The airline had launched transatlantic operations from April 2018, connecting France and the United Kingdom to Canada and the United States.

At the time of closure, the airline had served several routes, but further announced long-haul flights from Berlin, Brussels, Frankfurt, and Madrid never commenced.

== Criticism ==
Primera Travel Group's airlines were criticized for working conditions and alleged social dumping. Cabin crew working for the Primera Air Nordic unit were recruited through recruitment agencies, with the staff mostly originating from Romania, but based in Scandinavia. Wages were significantly lower than standard Scandinavian wages, and employment contracts included very limited payments in the event of illness and lacked paid vacation leave.

== Fleet ==
At the time of bankruptcy and cessation of operations on 2 October 2018, the Primera Air Scandinavia fleet consisted of the following aircraft:

| Aircraft | In service | Orders | Passengers |  |  | Notes |
| C | Y | Total |
| Airbus A321LR | — | 2 | 16 | 182 | 198 | Originally launch customer.

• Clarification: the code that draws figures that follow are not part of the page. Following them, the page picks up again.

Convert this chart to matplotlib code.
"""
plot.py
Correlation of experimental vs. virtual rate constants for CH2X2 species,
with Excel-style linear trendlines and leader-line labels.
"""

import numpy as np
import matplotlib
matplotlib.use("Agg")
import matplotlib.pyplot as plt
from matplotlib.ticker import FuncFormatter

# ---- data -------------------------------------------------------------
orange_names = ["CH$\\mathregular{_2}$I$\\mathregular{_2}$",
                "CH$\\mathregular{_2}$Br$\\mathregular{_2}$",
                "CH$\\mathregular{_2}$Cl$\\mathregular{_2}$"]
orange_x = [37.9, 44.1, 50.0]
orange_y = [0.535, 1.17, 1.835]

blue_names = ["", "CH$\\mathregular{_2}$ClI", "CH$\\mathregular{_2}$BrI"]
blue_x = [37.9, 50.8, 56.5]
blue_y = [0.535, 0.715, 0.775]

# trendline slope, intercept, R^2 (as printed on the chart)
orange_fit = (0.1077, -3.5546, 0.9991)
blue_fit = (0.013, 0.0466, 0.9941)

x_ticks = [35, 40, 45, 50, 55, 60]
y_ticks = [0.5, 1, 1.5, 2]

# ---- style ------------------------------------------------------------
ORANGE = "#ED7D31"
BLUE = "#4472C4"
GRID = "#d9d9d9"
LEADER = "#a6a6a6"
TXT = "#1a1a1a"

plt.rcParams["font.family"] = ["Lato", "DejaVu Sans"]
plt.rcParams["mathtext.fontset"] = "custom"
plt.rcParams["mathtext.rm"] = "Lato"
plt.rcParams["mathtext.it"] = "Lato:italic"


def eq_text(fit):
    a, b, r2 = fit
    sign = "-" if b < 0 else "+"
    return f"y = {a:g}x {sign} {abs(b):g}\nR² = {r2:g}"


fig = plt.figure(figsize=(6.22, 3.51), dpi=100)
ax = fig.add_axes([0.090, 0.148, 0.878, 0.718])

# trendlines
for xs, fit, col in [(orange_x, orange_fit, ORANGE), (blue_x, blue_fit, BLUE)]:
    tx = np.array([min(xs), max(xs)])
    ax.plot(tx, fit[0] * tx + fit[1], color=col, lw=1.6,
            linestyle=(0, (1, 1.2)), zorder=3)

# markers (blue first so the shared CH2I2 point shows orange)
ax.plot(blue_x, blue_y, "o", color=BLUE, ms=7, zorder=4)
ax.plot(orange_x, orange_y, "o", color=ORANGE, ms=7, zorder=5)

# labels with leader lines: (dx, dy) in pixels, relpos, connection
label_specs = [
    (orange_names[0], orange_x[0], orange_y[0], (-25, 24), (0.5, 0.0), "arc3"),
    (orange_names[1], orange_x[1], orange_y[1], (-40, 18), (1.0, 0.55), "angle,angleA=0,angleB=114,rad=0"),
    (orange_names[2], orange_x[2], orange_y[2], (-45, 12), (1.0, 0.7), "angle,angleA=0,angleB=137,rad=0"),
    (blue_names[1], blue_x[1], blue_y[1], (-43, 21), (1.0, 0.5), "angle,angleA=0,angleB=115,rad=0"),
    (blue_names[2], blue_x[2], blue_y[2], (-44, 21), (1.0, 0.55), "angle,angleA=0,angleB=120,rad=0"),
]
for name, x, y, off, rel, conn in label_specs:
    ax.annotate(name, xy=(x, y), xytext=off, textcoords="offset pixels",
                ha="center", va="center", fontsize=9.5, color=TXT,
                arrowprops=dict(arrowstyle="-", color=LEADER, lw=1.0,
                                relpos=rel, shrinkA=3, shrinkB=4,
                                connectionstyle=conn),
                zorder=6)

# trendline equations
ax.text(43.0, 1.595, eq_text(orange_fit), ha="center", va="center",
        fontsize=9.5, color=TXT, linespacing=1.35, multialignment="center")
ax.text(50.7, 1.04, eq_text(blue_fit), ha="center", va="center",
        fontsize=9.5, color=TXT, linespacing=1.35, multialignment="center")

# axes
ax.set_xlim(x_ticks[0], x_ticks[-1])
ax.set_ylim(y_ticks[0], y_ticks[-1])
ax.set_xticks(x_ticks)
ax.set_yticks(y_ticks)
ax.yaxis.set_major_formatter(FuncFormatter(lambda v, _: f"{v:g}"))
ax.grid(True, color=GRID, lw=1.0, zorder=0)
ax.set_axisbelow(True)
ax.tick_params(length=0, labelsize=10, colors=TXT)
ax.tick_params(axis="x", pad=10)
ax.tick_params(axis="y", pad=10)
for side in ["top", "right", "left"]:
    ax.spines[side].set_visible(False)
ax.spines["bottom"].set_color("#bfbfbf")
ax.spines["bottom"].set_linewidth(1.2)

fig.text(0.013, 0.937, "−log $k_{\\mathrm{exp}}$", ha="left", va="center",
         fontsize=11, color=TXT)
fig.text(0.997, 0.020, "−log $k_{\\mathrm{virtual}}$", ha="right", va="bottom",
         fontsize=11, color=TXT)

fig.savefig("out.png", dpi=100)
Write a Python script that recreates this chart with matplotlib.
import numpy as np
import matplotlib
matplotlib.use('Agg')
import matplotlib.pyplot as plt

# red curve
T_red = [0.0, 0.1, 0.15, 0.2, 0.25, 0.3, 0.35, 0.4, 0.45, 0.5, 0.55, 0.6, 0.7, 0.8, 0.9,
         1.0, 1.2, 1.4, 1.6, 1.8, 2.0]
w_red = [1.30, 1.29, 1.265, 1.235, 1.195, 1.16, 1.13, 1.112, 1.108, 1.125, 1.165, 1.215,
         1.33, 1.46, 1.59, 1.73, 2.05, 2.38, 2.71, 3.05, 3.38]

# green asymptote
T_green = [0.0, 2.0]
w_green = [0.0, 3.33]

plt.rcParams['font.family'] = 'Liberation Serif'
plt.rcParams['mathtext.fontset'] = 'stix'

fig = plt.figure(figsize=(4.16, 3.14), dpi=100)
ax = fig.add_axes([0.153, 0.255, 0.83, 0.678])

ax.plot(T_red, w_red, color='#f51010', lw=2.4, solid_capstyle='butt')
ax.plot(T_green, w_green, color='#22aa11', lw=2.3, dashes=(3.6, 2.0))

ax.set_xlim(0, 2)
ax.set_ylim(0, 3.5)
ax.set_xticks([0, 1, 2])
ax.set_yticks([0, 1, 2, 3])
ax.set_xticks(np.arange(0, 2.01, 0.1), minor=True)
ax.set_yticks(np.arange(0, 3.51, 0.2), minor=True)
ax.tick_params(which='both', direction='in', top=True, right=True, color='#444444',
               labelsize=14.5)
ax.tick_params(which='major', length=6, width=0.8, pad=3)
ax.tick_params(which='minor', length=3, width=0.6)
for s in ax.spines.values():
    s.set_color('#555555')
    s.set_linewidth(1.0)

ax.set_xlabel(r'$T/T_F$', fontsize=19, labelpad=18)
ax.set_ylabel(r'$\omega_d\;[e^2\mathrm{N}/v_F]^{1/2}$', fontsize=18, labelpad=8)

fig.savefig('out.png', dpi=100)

Were to be leased from AerCap, with deliveries in 2018. |
| Airbus A321neo | 5 | 1 | 16 | 182 | 198 | 6 were ordered, but only 5 were delivered. |
| Boeing 737-800 | 2 | 1 | — | 189 | 189 | 1 was due secondhand from Air China in 2018 but was never delivered. |
| Boeing 737 MAX 9 | — | 18 | TBA |  |  | Original order for 16 with 4 purchase rights, with 2 purchase rights exercised. 8 were to be leased from Air Lease Corporation. Deliveries were planned from November 2018. |
| Total | 7 | 22 |  |  |  |  |

At closure, there were seven aircraft registered to Primera Air. A further seven aircraft were registered to subsidiary Primera Air Nordic, whose operations were fully integrated into those of the parent company.

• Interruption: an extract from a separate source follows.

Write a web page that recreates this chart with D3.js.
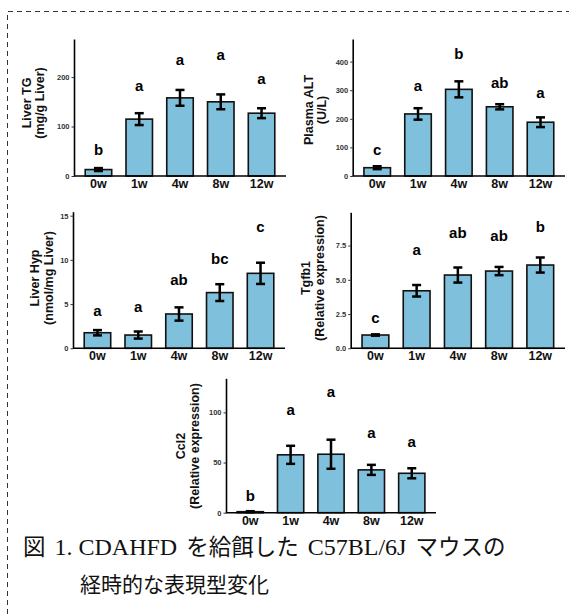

Despite financial woes, Primera continued its ambitious expansion and accepted aircraft deliveries, with a Boeing 737-800, registered OY-PSJ, as the final aircraft to be taken into service. The aircraft commenced revenue services on 20 September 2018, just eleven days before the airline folded. Further aircraft destined for the carrier were in production at the time the airline folded, including an Airbus A321neo that was fully painted and a Boeing 737 MAX 9 that was partially painted in Primera's livery.